Aim:
Output the data that follows exactly, line for line.

Dataset excerpt:
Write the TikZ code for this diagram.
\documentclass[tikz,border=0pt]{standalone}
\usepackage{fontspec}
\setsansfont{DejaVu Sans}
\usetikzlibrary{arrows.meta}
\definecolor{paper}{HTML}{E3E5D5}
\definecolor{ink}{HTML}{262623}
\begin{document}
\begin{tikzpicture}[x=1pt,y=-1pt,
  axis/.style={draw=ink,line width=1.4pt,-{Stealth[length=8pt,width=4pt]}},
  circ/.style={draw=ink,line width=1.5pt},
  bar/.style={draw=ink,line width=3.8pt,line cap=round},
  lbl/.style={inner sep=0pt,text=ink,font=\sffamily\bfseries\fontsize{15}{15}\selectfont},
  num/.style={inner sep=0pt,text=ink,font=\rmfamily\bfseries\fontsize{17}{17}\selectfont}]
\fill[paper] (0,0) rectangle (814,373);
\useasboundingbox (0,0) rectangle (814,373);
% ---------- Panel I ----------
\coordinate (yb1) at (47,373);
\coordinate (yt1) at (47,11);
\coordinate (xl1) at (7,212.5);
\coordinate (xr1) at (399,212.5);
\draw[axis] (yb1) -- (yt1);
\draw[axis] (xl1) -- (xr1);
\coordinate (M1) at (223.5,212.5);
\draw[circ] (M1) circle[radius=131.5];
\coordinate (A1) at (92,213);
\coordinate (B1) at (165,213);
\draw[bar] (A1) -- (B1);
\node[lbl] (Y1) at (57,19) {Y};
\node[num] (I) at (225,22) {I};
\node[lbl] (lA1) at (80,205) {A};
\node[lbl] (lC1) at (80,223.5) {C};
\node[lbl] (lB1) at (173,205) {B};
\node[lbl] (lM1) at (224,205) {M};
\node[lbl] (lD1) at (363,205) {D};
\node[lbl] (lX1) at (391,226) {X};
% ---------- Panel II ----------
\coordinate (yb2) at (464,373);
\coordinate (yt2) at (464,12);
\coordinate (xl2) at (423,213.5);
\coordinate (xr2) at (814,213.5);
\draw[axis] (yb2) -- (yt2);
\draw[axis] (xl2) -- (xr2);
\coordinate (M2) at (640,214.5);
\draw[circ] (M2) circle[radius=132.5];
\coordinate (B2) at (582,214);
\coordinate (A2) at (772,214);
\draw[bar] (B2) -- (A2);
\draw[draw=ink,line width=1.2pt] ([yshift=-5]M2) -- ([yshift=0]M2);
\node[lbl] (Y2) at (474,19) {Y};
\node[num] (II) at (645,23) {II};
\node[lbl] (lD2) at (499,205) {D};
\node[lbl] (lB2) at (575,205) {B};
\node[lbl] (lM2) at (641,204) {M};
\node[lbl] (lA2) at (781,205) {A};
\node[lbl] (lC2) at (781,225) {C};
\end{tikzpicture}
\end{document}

Final result:
Write the TikZ code for this diagram.
\documentclass[tikz,border=0pt]{standalone}
\usepackage{fontspec}
\setsansfont{DejaVu Sans}
\usetikzlibrary{arrows.meta}
\definecolor{paper}{HTML}{E3E5D5}
\definecolor{ink}{HTML}{262623}
\begin{document}
\begin{tikzpicture}[x=1pt,y=-1pt,
  axis/.style={draw=ink,line width=1.4pt,-{Stealth[length=8pt,width=4pt]}},
  circ/.style={draw=ink,line width=1.5pt},
  bar/.style={draw=ink,line width=3.8pt,line cap=round},
  lbl/.style={inner sep=0pt,text=ink,font=\sffamily\bfseries\fontsize{15}{15}\selectfont},
  num/.style={inner sep=0pt,text=ink,font=\rmfamily\bfseries\fontsize{17}{17}\selectfont}]
\fill[paper] (0,0) rectangle (814,373);
\useasboundingbox (0,0) rectangle (814,373);
% ---------- Panel I ----------
\coordinate (yb1) at (47,373);
\coordinate (yt1) at (47,11);
\coordinate (xl1) at (7,212.5);
\coordinate (xr1) at (399,212.5);
\draw[axis] (yb1) -- (yt1);
\draw[axis] (xl1) -- (xr1);
\coordinate (M1) at (223.5,212.5);
\draw[circ] (M1) circle[radius=131.5];
\coordinate (A1) at (92,213);
\coordinate (B1) at (165,213);
\draw[bar] (A1) -- (B1);
\node[lbl] (Y1) at (57,19) {Y};
\node[num] (I) at (225,22) {I};
\node[lbl] (lA1) at (80,205) {A};
\node[lbl] (lC1) at (80,223.5) {C};
\node[lbl] (lB1) at (173,205) {B};
\node[lbl] (lM1) at (224,205) {M};
\node[lbl] (lD1) at (363,205) {D};
\node[lbl] (lX1) at (391,226) {X};
% ---------- Panel II ----------
\coordinate (yb2) at (464,373);
\coordinate (yt2) at (464,12);
\coordinate (xl2) at (423,213.5);
\coordinate (xr2) at (814,213.5);
\draw[axis] (yb2) -- (yt2);
\draw[axis] (xl2) -- (xr2);
\coordinate (M2) at (640,214.5);
\draw[circ] (M2) circle[radius=132.5];
\coordinate (B2) at (582,214);
\coordinate (A2) at (772,214);
\draw[bar] (B2) -- (A2);
\draw[draw=ink,line width=1.2pt] ([yshift=-5]M2) -- ([yshift=0]M2);
\node[lbl] (Y2) at (474,19) {Y};
\node[num] (II) at (645,23) {II};
\node[lbl] (lD2) at (499,205) {D};
\node[lbl] (lB2) at (575,205) {B};
\node[lbl] (lM2) at (641,204) {M};
\node[lbl] (lA2) at (781,205) {A};
\node[lbl] (lC2) at (781,225) {C};
\end{tikzpicture}
\end{document}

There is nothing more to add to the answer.